Monty Little (Diné and US Marine Corp Veteran), Vellum of Cumul
Monty Little (Diné and U.S. Marine Corp veteran), “Vellum of Cumuli” (2022/2023), on display at the Chicago Cultural Center. Image credit: Becky Nasadowski and courtesy of the artist.
  • “Surviving the Long Wars: Unlikely Entanglements” will run until July 9 at the Hyde Park Art Center, 5020 S. Cornell Ave. Visual parallels and connections surface — from contrasting viewpoints and across differences between artworks by civilians impacted by these long wars and Black, Indigenous and people of color military veterans. These “unlikely entanglements” highlight the aesthetic affinities that form between different histories, geographies and peoples resisting colonialism. The featured artists use collage, embroidery, soft sculpture and installation to unravel dominant histories of militarism while weaving together intimate stories of survival and resistance. Collectively, these consequential artworks of wartime survivors and their descendants conjure meaning out of the traumatic afterlives of the long wars while creating space for solidarity and alternative futures.

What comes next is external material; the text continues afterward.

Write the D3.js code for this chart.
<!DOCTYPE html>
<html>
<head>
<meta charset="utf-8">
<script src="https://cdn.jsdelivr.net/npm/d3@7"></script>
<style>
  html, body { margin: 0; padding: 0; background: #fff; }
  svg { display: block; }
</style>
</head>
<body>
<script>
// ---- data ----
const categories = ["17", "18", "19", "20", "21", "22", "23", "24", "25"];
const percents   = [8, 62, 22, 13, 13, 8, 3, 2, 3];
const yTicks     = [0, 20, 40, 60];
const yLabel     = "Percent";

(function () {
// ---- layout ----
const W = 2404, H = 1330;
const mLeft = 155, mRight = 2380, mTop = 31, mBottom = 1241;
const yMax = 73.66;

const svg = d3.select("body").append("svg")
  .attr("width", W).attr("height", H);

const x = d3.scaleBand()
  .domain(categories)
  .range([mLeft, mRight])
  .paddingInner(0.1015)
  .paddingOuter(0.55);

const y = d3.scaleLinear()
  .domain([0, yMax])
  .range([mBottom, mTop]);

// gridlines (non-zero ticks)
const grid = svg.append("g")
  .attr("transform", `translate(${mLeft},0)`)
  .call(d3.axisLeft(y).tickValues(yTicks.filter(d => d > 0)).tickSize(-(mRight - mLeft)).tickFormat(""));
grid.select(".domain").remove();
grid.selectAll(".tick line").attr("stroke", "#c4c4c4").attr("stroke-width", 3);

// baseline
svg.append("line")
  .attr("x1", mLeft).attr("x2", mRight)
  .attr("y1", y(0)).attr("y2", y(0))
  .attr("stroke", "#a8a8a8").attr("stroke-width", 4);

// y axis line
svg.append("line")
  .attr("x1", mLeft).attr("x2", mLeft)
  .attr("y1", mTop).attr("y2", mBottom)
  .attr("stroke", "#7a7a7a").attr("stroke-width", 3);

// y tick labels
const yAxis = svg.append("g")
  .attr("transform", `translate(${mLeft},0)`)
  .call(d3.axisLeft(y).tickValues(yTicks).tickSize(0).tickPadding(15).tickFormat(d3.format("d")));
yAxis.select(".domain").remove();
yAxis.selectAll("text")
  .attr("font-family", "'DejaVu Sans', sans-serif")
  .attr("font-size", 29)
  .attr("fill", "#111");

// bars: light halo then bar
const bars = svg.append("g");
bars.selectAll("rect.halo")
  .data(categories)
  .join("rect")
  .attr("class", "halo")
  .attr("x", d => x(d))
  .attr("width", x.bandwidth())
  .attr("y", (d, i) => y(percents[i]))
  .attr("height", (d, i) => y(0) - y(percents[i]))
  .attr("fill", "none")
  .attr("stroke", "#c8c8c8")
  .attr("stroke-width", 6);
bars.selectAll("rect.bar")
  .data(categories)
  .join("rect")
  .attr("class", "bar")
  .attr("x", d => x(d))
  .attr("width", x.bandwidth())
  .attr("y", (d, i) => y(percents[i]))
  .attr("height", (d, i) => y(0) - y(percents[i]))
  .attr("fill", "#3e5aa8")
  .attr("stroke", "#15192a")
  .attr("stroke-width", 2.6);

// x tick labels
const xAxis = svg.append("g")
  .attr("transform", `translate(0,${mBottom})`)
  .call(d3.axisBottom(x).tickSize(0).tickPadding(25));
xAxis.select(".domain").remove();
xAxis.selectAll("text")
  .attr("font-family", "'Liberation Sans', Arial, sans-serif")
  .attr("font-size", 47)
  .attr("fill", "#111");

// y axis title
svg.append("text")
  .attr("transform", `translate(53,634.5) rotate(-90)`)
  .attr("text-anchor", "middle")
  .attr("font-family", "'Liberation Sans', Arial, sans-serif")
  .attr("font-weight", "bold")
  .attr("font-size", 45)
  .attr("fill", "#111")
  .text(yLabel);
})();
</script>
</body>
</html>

Quinn, who heads the Museum and Exhibitions Studies program within the School of Art and Art History in the College of Architecture, Design and the Arts, said the initiative is in line with the undertaking to explore the social role of museums encompassed by the International Movement for a New Museology.

“MINOM asked museums to reorient their focus from preservation to transformation and asserted a role for museums in fostering ‘peace culture’ through their exhibitions and programs,” Quinn said. “Surviving the Long Wars is a powerful example of this.”